Required task.
Search the listing below for the string "React" and show each line that contains it.

──────── Data for this exercise ────────

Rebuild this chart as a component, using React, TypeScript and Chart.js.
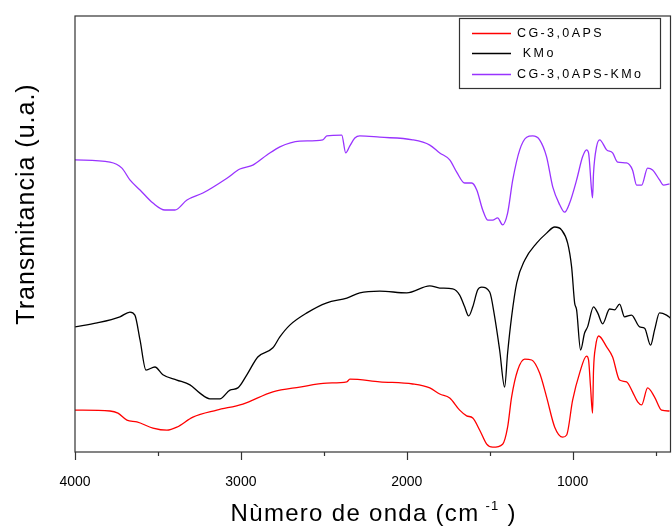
import React, { useEffect, useRef } from "react";
import { Chart, registerables } from "chart.js";

Chart.register(...registerables);

// ---- data ----
const seriesNames = ["CG-3,0APS", " KMo", "CG-3,0APS-KMo"];
const seriesColors = ["#ff0000", "#000000", "#9933ff"];

const xTickValues = [4000, 3500, 3000, 2500, 2000, 1500, 1000, 500];
const xTickLabels = ["4000", "", "3000", "", "2000", "", "1000", ""];

const xTitleMain = "Nùmero de onda (cm";
const xTitleSup = "-1";
const xTitleEnd = ")";
const yTitle = "Transmitancia (u.a.)";

const redWave = [4000, 3789, 3741, 3687, 3627, 3530, 3446, 3386, 3289, 3145, 2988, 2807, 2645, 2482, 2361, 2343, 2163, 1964, 1861, 1801, 1741, 1681, 1639, 1602, 1560, 1518, 1482, 1422, 1392, 1368, 1331, 1289, 1247, 1199, 1157, 1108, 1060, 1036, 1000, 958, 916, 904, 892, 880, 874, 862, 843, 795, 759, 717, 675, 639, 608, 584, 548, 506, 464, 416];
const redT = [9.6, 9.4, 8.9, 7.3, 6.9, 5.5, 5.0, 5.7, 8.0, 9.6, 11.0, 13.8, 14.9, 15.8, 16.1, 16.7, 16.1, 15.6, 14.7, 13.3, 12.4, 9.6, 8.3, 7.8, 5.0, 1.8, 1.1, 1.8, 5.7, 12.6, 18.8, 21.3, 21.1, 18.1, 12.6, 5.7, 3.4, 3.9, 11.9, 18.1, 22.0, 21.1, 14.9, 8.9, 18.8, 24.1, 26.6, 24.1, 21.8, 16.5, 16.1, 13.8, 11.5, 10.8, 14.7, 12.6, 9.6, 9.4];

const kmoWave = [4000, 3867, 3729, 3669, 3639, 3608, 3572, 3518, 3470, 3386, 3307, 3247, 3187, 3127, 3066, 3018, 2964, 2898, 2807, 2765, 2705, 2602, 2482, 2361, 2283, 2163, 2000, 1861, 1801, 1723, 1681, 1651, 1627, 1602, 1572, 1548, 1500, 1470, 1440, 1410, 1392, 1368, 1337, 1289, 1217, 1157, 1108, 1066, 1030, 1006, 988, 976, 952, 928, 910, 874, 849, 819, 777, 747, 717, 687, 645, 596, 566, 530, 506, 476, 434, 410];
const kmoT = [28.7, 29.6, 31.0, 32.1, 31.4, 25.7, 18.8, 19.5, 17.7, 16.5, 15.4, 13.5, 12.2, 12.2, 14.2, 14.7, 17.7, 21.8, 23.9, 26.4, 29.1, 31.9, 34.2, 35.3, 36.5, 36.9, 36.5, 38.1, 37.6, 37.4, 36.0, 33.3, 31.2, 33.3, 37.2, 37.8, 36.7, 31.0, 23.4, 14.9, 22.7, 31.0, 38.8, 44.0, 47.9, 50.2, 51.6, 50.9, 47.9, 42.4, 34.2, 32.6, 23.4, 27.3, 28.7, 33.3, 31.9, 29.4, 32.8, 32.6, 33.9, 31.0, 31.4, 28.7, 28.4, 24.5, 28.0, 31.9, 31.4, 30.7];

const mixWave = [4000, 3789, 3717, 3669, 3608, 3530, 3458, 3398, 3325, 3229, 3084, 3006, 2928, 2843, 2765, 2645, 2506, 2482, 2392, 2368, 2343, 2313, 2283, 2163, 1964, 1861, 1801, 1741, 1699, 1651, 1608, 1578, 1542, 1512, 1482, 1452, 1422, 1392, 1361, 1319, 1277, 1241, 1199, 1157, 1120, 1078, 1048, 1018, 976, 940, 916, 904, 886, 880, 874, 856, 837, 795, 759, 729, 675, 639, 614, 584, 548, 518, 476, 452, 416];
const mixT = [67.0, 66.5, 65.1, 62.4, 60.1, 57.1, 55.5, 55.5, 57.8, 59.4, 62.8, 64.9, 65.8, 68.1, 70.0, 71.3, 71.6, 72.5, 72.7, 68.6, 70.2, 72.0, 72.5, 72.2, 71.6, 70.4, 68.6, 67.0, 64.2, 61.7, 61.7, 60.1, 55.5, 53.2, 53.2, 53.7, 52.1, 54.8, 62.4, 69.3, 72.2, 72.5, 71.6, 67.7, 60.8, 56.7, 55.0, 57.1, 62.4, 67.7, 69.3, 68.6, 60.1, 58.3, 64.0, 70.0, 71.6, 69.3, 68.6, 66.5, 66.3, 64.7, 61.2, 61.2, 65.1, 64.7, 62.4, 61.2, 61.5];

const xMin = 410;
const xMax = 4000;
const yMin = 0;
const yMax = 100;

const FONT = "'Liberation Sans', Arial, sans-serif";

function toPoints(xs: number[], ys: number[]) {
  return xs.map((x, i) => ({ x, y: ys[i] }));
}

const decorPlugin = {
  id: "decor",
  afterDraw(chart: any) {
    const ctx = chart.ctx as CanvasRenderingContext2D;
    const a = chart.chartArea;
    const xs = chart.scales.x;
    ctx.save();
    // frame
    ctx.strokeStyle = "#333";
    ctx.lineWidth = 1.2;
    ctx.strokeRect(a.left, a.top, a.right - a.left, a.bottom - a.top);
    // ticks
    ctx.beginPath();
    xTickValues.forEach((v) => {
      const px = Math.round(xs.getPixelForValue(v)) + 0.5;
      const len = v % 1000 === 0 ? 8 : 4;
      ctx.moveTo(px, a.bottom);
      ctx.lineTo(px, a.bottom + len);
    });
    ctx.stroke();

    ctx.fillStyle = "#000";
    // y title
    ctx.save();
    (ctx as any).letterSpacing = "1px";
    ctx.translate(34, 204);
    ctx.rotate(-Math.PI / 2);
    ctx.font = `25px ${FONT}`;
    ctx.textAlign = "center";
    ctx.textBaseline = "alphabetic";
    ctx.fillText(yTitle, 0, 0);
    ctx.restore();

    // x title
    ctx.save();
    (ctx as any).letterSpacing = "1.3px";
    ctx.textBaseline = "alphabetic";
    ctx.textAlign = "left";
    ctx.font = `24px ${FONT}`;
    const wMain = ctx.measureText(xTitleMain).width;
    const wEnd = ctx.measureText(xTitleEnd).width;
    ctx.font = `13px ${FONT}`;
    const wSup = ctx.measureText(xTitleSup).width;
    const total = wMain + 6 + wSup + 8 + wEnd;
    const cx = (a.left + a.right) / 2 + 1;
    let x0 = cx - total / 2;
    ctx.font = `24px ${FONT}`;
    ctx.fillText(xTitleMain, x0, 521);
    x0 += wMain + 6;
    ctx.font = `13px ${FONT}`;
    ctx.fillText(xTitleSup, x0, 510);
    x0 += wSup + 8;
    ctx.font = `24px ${FONT}`;
    ctx.fillText(xTitleEnd, x0, 521);
    ctx.restore();

    // legend
    ctx.save();
    ctx.strokeStyle = "#333";
    ctx.lineWidth = 1.2;
    ctx.strokeRect(459.5, 18.5, 201, 70);
    const rows = [33, 53, 74];
    (ctx as any).letterSpacing = "2.4px";
    ctx.font = `12.5px ${FONT}`;
    ctx.textBaseline = "middle";
    ctx.textAlign = "left";
    seriesNames.forEach((name, i) => {
      ctx.strokeStyle = seriesColors[i];
      ctx.lineWidth = 1.3;
      ctx.beginPath();
      ctx.moveTo(472, rows[i] + 0.5);
      ctx.lineTo(511, rows[i] + 0.5);
      ctx.stroke();
      ctx.fillStyle = "#000";
      ctx.fillText(name, 517, rows[i] + 1);
    });
    ctx.restore();

    ctx.restore();
  },
};

export default function App() {
  const ref = useRef<HTMLCanvasElement | null>(null);

  useEffect(() => {
    if (!ref.current) return;
    const series = [
      toPoints(redWave, redT),
      toPoints(kmoWave, kmoT),
      toPoints(mixWave, mixT),
    ];
    const chart = new Chart(ref.current, {
      type: "line",
      data: {
        datasets: series.map((pts, i) => ({
          label: seriesNames[i],
          data: pts,
          borderColor: seriesColors[i],
          backgroundColor: seriesColors[i],
          borderWidth: 1.3,
          pointRadius: 0,
          fill: false,
          cubicInterpolationMode: "monotone" as const,
        })),
      },
      options: {
        animation: false,
        responsive: false,
        maintainAspectRatio: false,
        devicePixelRatio: 1,
        layout: { padding: { left: 75, top: 16, right: 1.5, bottom: 0 } },
        plugins: {
          legend: { display: false },
          tooltip: { enabled: false },
          title: { display: false },
        },
        scales: {
          x: {
            type: "linear",
            reverse: true,
            min: xMin,
            max: xMax,
            afterBuildTicks: (s: any) => {
              s.ticks = xTickValues.map((v) => ({ value: v }));
            },
            afterFit: (s: any) => {
              s.height = 75;
            },
            ticks: {
              autoSkip: false,
              maxRotation: 0,
              padding: 14,
              color: "#000",
              font: { family: FONT, size: 14 },
              callback: (v: any) => {
                const i = xTickValues.indexOf(Number(v));
                return i >= 0 ? xTickLabels[i] : "";
              },
            },
            grid: { display: false },
            border: { display: false },
          },
          y: {
            type: "linear",
            display: false,
            min: yMin,
            max: yMax,
          },
        },
      },
      plugins: [decorPlugin],
    });
    return () => chart.destroy();
  }, []);

  return (
    <div style={{ position: "fixed", left: 0, top: 0, width: 672, height: 527, background: "#fff" }}>
      <canvas ref={ref} width={672} height={527} style={{ display: "block" }} />
    </div>
  );
}
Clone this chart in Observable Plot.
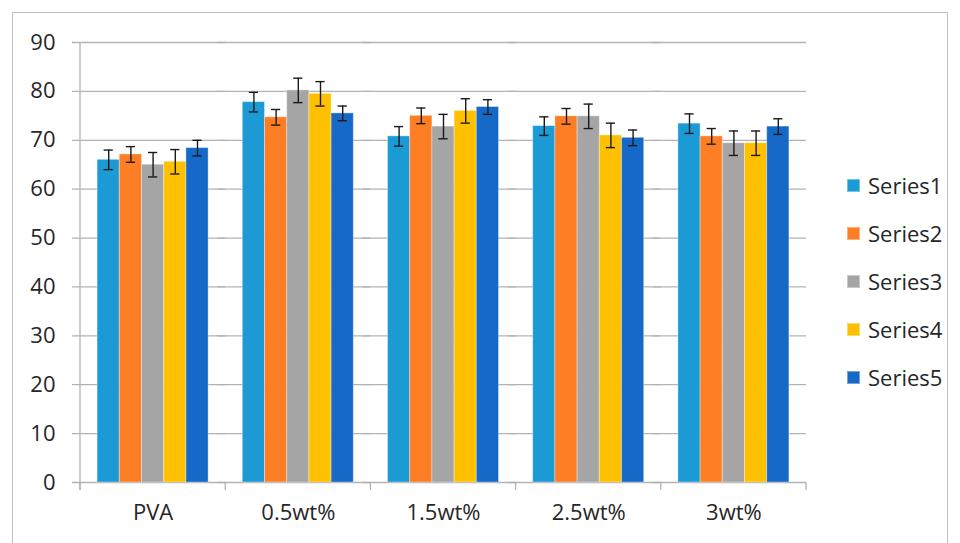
<!DOCTYPE html>
<html><head><meta charset="utf-8">
<script src="https://cdn.jsdelivr.net/npm/d3@7"></script>
<script src="https://cdn.jsdelivr.net/npm/@observablehq/plot@0.6"></script>
<style>
body{margin:0;background:#fff;overflow:hidden}
#wrap{position:relative;width:960px;height:543px;overflow:hidden;font-family:"Open Sans",sans-serif;background:#fff}
#border{position:absolute;left:12px;top:12px;width:936px;height:600px;border:1.5px solid #bdbdbd;box-sizing:border-box;pointer-events:none}
#chart{position:absolute;left:0;top:0}
#legend{position:absolute;left:847px;top:161px}
.item{display:flex;align-items:center;height:48px;font-size:22px;color:#262626}
.sw{width:13px;height:13px;margin-right:8px;box-sizing:border-box}
</style></head>
<body>
<div id="wrap"><div id="border"></div><div id="chart"></div><div id="legend"></div></div>
<script>
const categories = ["PVA", "0.5wt%", "1.5wt%", "2.5wt%", "3wt%"];
const seriesNames = ["Series1", "Series2", "Series3", "Series4", "Series5"];
const colors = ["#1b9ad6", "#fd7e24", "#a5a5a5", "#ffc000", "#1669c7"];
const series1 = [66.0, 77.8, 70.8, 72.9, 73.4];
const series2 = [67.1, 74.7, 75.0, 74.9, 70.8];
const series3 = [65.0, 80.2, 72.8, 74.9, 69.4];
const series4 = [65.6, 79.5, 76.0, 71.0, 69.4];
const series5 = [68.4, 75.5, 76.8, 70.5, 72.8];
const err1 = [2.0, 2.0, 2.0, 1.9, 2.0];
const err2 = [1.6, 1.6, 1.6, 1.6, 1.6];
const err3 = [2.5, 2.5, 2.5, 2.5, 2.5];
const err4 = [2.5, 2.5, 2.5, 2.5, 2.5];
const err5 = [1.6, 1.5, 1.5, 1.6, 1.6];
const yTicks = [0, 10, 20, 30, 40, 50, 60, 70, 80, 90];

const values = [series1, series2, series3, series4, series5];
const errs = [err1, err2, err3, err4, err5];
const data = [];
categories.forEach((c, i) => seriesNames.forEach((s, j) => {
  data.push({cat: c, series: s, value: values[j][i], lo: values[j][i] - errs[j][i], hi: values[j][i] + errs[j][i]});
}));

const plot = Plot.plot({
  width: 960, height: 543,
  marginLeft: 80, marginRight: 154, marginTop: 42, marginBottom: 61,
  style: {fontFamily: "'Open Sans', sans-serif", fontSize: "22px", color: "#262626", background: "transparent"},
  fx: {domain: categories, padding: 0, label: null, round: false},
  x: {domain: seriesNames, paddingInner: 0, paddingOuter: 0.77, round: false, axis: null},
  y: {domain: [0, 90], label: null},
  color: {domain: seriesNames, range: colors},
  marks: [
    Plot.ruleY(yTicks, {stroke: "#b3b3b3", strokeWidth: 1.3, insetLeft: -8}),
    Plot.barY(data, {fx: "cat", x: "series", y: "value", fill: "series", stroke: "#ffffff", strokeOpacity: 0.35, strokeWidth: 1}),
    Plot.ruleX(data, {fx: "cat", x: "series", y1: "lo", y2: "hi", stroke: "#1a1a1a", strokeWidth: 1.4}),
    Plot.tickY(data, {fx: "cat", x: "series", y: "lo", stroke: "#1a1a1a", strokeWidth: 1.4, inset: 6.5}),
    Plot.tickY(data, {fx: "cat", x: "series", y: "hi", stroke: "#1a1a1a", strokeWidth: 1.4, inset: 6.5}),
    Plot.axisY({ticks: yTicks, tickSize: 0, tickPadding: 25, tickFormat: d => String(d)}),
    Plot.axisFx({anchor: "bottom", tickSize: 0, tickPadding: 22, label: null})
  ]
});
document.getElementById("chart").appendChild(plot);

// axis lines and category boundary ticks, positioned by Plot's own scales
const fx = plot.scale("fx"), y = plot.scale("y");
const svg = d3.select(plot);
const y0 = y.apply(0), yTop = y.apply(90);
const left = fx.apply(categories[0]);
const g = svg.append("g").attr("stroke", "#b3b3b3").attr("stroke-width", 1.3);
g.append("line").attr("x1", left).attr("x2", left).attr("y1", yTop).attr("y2", y0 + 8);
const bounds = categories.map(c => fx.apply(c)).concat([fx.apply(categories[categories.length - 1]) + fx.bandwidth]);
bounds.forEach(b => g.append("line").attr("x1", b).attr("x2", b).attr("y1", y0).attr("y2", y0 + 8));

const legend = d3.select("#legend");
seriesNames.forEach((s, i) => {
  const it = legend.append("div").attr("class", "item");
  it.append("div").attr("class", "sw").style("background", colors[i]).style("border", "1px solid rgba(255,255,255,0.4)");
  it.append("span").text(s);
});
</script>
</body></html>
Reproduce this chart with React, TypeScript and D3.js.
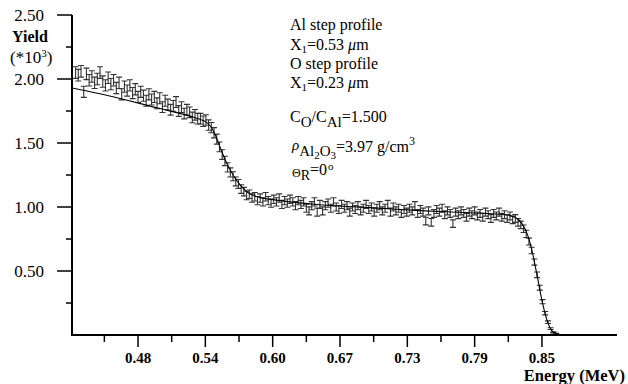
import React from "react";
import * as d3 from "d3";

// Spectrum: yield (×10^3) per channel, channel energies E0 + i*CHANNEL_WIDTH (MeV)
const E0 = 0.4225;
const CHANNEL_WIDTH = 0.0025;
const yieldData = [
  2.05, 2.03, 2.06, 1.90, 2.04, 1.99, 2.02, 1.97, 2.00, 2.05,
  1.98, 1.95, 2.01, 1.96, 1.99, 1.93, 1.97, 1.88, 1.94, 1.91,
  1.95, 1.89, 1.92, 1.86, 1.90, 1.87, 1.83, 1.88, 1.84, 1.86,
  1.81, 1.85, 1.78, 1.83, 1.80, 1.76, 1.79, 1.82, 1.75, 1.78,
  1.73, 1.76, 1.74, 1.70, 1.72, 1.69,
  1.69, 1.67, 1.68, 1.64, 1.62, 1.58, 1.53, 1.47, 1.41, 1.36, 1.31, 1.27,
  1.24, 1.20, 1.18, 1.14, 1.12, 1.09, 1.10, 1.07, 1.08, 1.05, 1.07,
  1.04, 1.08, 1.05, 1.03, 1.06, 1.04, 1.07, 1.02, 1.05, 1.03, 1.06,
  1.04, 1.01, 1.05, 1.02, 1.04, 0.99, 0.97, 1.01, 1.04, 0.96, 1.02,
  0.97, 1.01, 1.03, 0.99, 1.04, 1.00, 0.98, 1.02, 0.99, 1.01,
  0.96, 1.00, 0.98, 1.01, 0.97, 0.99, 1.02, 0.98, 1.00, 0.96,
  0.99, 1.01, 0.97, 0.99, 1.02, 0.96, 1.00, 0.97, 0.99, 0.95,
  0.98, 0.96, 0.99, 0.97, 1.01, 0.95, 0.98, 0.96, 0.89, 0.97,
  0.88, 0.95, 0.98, 0.96, 0.99, 0.94, 0.97, 0.95, 0.87, 0.96,
  0.94, 0.97, 0.95, 0.92, 0.96, 0.94, 0.97, 0.93, 0.95, 0.92,
  0.96, 0.94, 0.91, 0.95, 0.93, 0.96, 0.92, 0.94, 0.91, 0.93,
  0.90, 0.91, 0.88, 0.86, 0.83, 0.79, 0.73, 0.66, 0.57, 0.47,
  0.37, 0.26, 0.17, 0.10, 0.05, 0.02, 0.01,
];

// Simulated (fit) curve
const fitEnergy = [
  0.4192, 0.445, 0.4975, 0.5279, 0.5371, 0.5426, 0.5472, 0.5518, 0.5564,
  0.561, 0.5656, 0.5702, 0.5748, 0.5794, 0.585, 0.5923, 0.6108, 0.6476,
  0.6936, 0.7397, 0.7857, 0.8179, 0.8271, 0.8336, 0.8391, 0.8437, 0.8483,
  0.8529, 0.8575, 0.8621, 0.8686, 0.9211,
];
const fitYield = [
  1.93, 1.885, 1.775, 1.71, 1.685, 1.665, 1.625, 1.55, 1.45,
  1.355, 1.28, 1.215, 1.165, 1.125, 1.095, 1.075, 1.05, 1.018,
  0.995, 0.972, 0.955, 0.94, 0.92, 0.87, 0.775, 0.625, 0.43,
  0.235, 0.095, 0.025, 0.003, 0.0,
];

const xTickValues = [0.48, 0.542, 0.604, 0.666, 0.728, 0.79, 0.852];
const xTickLabels = ["0.48", "0.54", "0.60", "0.67", "0.73", "0.79", "0.85"];
const xMinorTicks = [0.449, 0.511, 0.573, 0.635, 0.697, 0.759, 0.821];
const yTickValues = [0.5, 1.0, 1.5, 2.0, 2.5];
const yTickLabels = ["0.50", "1.00", "1.50", "2.00", "2.50"];
const yMinorTicks = [0.25, 0.75, 1.25, 1.75, 2.25];

const W = 628;
const H = 384;
const FONT = "'Liberation Serif', 'Times New Roman', serif";

export default function App() {
  const x = d3.scaleLinear().domain([0.4192, 0.9211]).range([72, 617]);
  const y = d3.scaleLinear().domain([0, 2.5]).range([335, 15]);

  const points = yieldData.map((v, i) => ({ e: E0 + i * CHANNEL_WIDTH, v, err: Math.sqrt(v * 1000) / 1000 }));
  const fit = fitEnergy.map((e, i) => [e, fitYield[i]] as [number, number]);
  const line = d3
    .line<[number, number]>()
    .x((d) => x(d[0]))
    .y((d) => y(d[1]))
    .curve(d3.curveMonotoneX);

  const cap = 3;

  return (
    <svg
      width={W}
      height={H}
      style={{ position: "absolute", left: 0, top: 0, background: "#fff" }}
      fontFamily={FONT}
    >
      <rect width={W} height={H} fill="#fff" />
      {/* error bars */}
      <g stroke="#333" strokeWidth={1.1} fill="none">
        {points.map((p, i) => {
          const px = x(p.e);
          const y1 = y(p.v + p.err);
          const y2 = y(p.v - p.err);
          return (
            <path
              key={i}
              d={`M${px - cap},${y1}H${px + cap}M${px},${y1}V${y2}M${px - cap},${y2}H${px + cap}`}
            />
          );
        })}
      </g>
      {/* fit line */}
      <path d={line(fit) || ""} fill="none" stroke="#000" strokeWidth={1.1} />

      {/* axes */}
      <g stroke="#000" fill="none">
        <line x1={72} x2={72} y1={y(2.5)} y2={336} strokeWidth={2} />
        <line x1={71} x2={617} y1={335} y2={335} strokeWidth={2} />
        {yTickValues.map((t) => (
          <line key={t} x1={57} x2={72} y1={y(t)} y2={y(t)} strokeWidth={1.5} />
        ))}
        {yMinorTicks.map((t) => (
          <line key={t} x1={66} x2={72} y1={y(t)} y2={y(t)} strokeWidth={1.5} />
        ))}
        {xTickValues.map((t) => (
          <line key={t} x1={x(t)} x2={x(t)} y1={335} y2={347} strokeWidth={1.5} />
        ))}
        {xMinorTicks.map((t) => (
          <line key={t} x1={x(t)} x2={x(t)} y1={335} y2={342} strokeWidth={1.5} />
        ))}
      </g>
      <g fontSize={17} fill="#000" textAnchor="end">
        {yTickValues.map((t, i) => (
          <text key={t} x={44} y={y(t) + 6}>
            {yTickLabels[i]}
          </text>
        ))}
      </g>
      <g fontSize={15} fontWeight="bold" fill="#000" textAnchor="middle">
        {xTickValues.map((t, i) => (
          <text key={t} x={x(t)} y={363}>
            {xTickLabels[i]}
          </text>
        ))}
      </g>
      <text x={625} y={381} fontSize={16.5} fontWeight="bold" textAnchor="end">
        Energy (MeV)
      </text>
      <text x={12} y={42} fontSize={16} fontWeight="bold">
        Yield
      </text>
      <text x={10} y={63} fontSize={17}>
        (*10<tspan dy={-6} fontSize={11}>3</tspan>
        <tspan dy={6}>)</tspan>
      </text>

      {/* annotations */}
      <g fontSize={16} fill="#000">
        <text x={290} y={30}>Al step profile</text>
        <text x={290} y={50}>
          X<tspan dy={3} fontSize={11}>1</tspan>
          <tspan dy={-3}>=0.53 </tspan>
          <tspan fontStyle="italic">μ</tspan>m
        </text>
        <text x={290} y={69}>O step profile</text>
        <text x={290} y={88}>
          X<tspan dy={3} fontSize={11}>1</tspan>
          <tspan dy={-3}>=0.23 </tspan>
          <tspan fontStyle="italic">μ</tspan>m
        </text>
        <text x={290} y={122}>
          C<tspan dy={5} fontSize={15}>O</tspan>
          <tspan dy={-5}>/C</tspan>
          <tspan dy={5} fontSize={15}>Al</tspan>
          <tspan dy={-5}>=1.500</tspan>
        </text>
        <text x={292} y={150}>
          <tspan fontStyle="italic" fontSize={15}>ρ</tspan>
          <tspan dy={6} fontSize={15}>Al</tspan>
          <tspan dy={3} fontSize={11}>2</tspan>
          <tspan dy={-3} fontSize={15}>O</tspan>
          <tspan dy={3} fontSize={11}>3</tspan>
          <tspan dy={-7}>=3.97 g/cm</tspan>
          <tspan dy={-7} fontSize={12}>3</tspan>
        </text>
        <text x={292} y={177}>
          <tspan fontSize={12}>Θ</tspan>
          <tspan dy={3} fontSize={14}>R</tspan>
          <tspan dy={-5}>=0</tspan>
          <tspan dx={1} dy={-5} fontSize={11}>o</tspan>
        </text>
      </g>
    </svg>
  );
}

────────

Solution to the exercise.
Rebuild this chart as a component, using React, TypeScript and Chart.js.
import React, { useEffect, useRef } from "react";
Reproduce this chart with React, TypeScript and D3.js.
import React from "react";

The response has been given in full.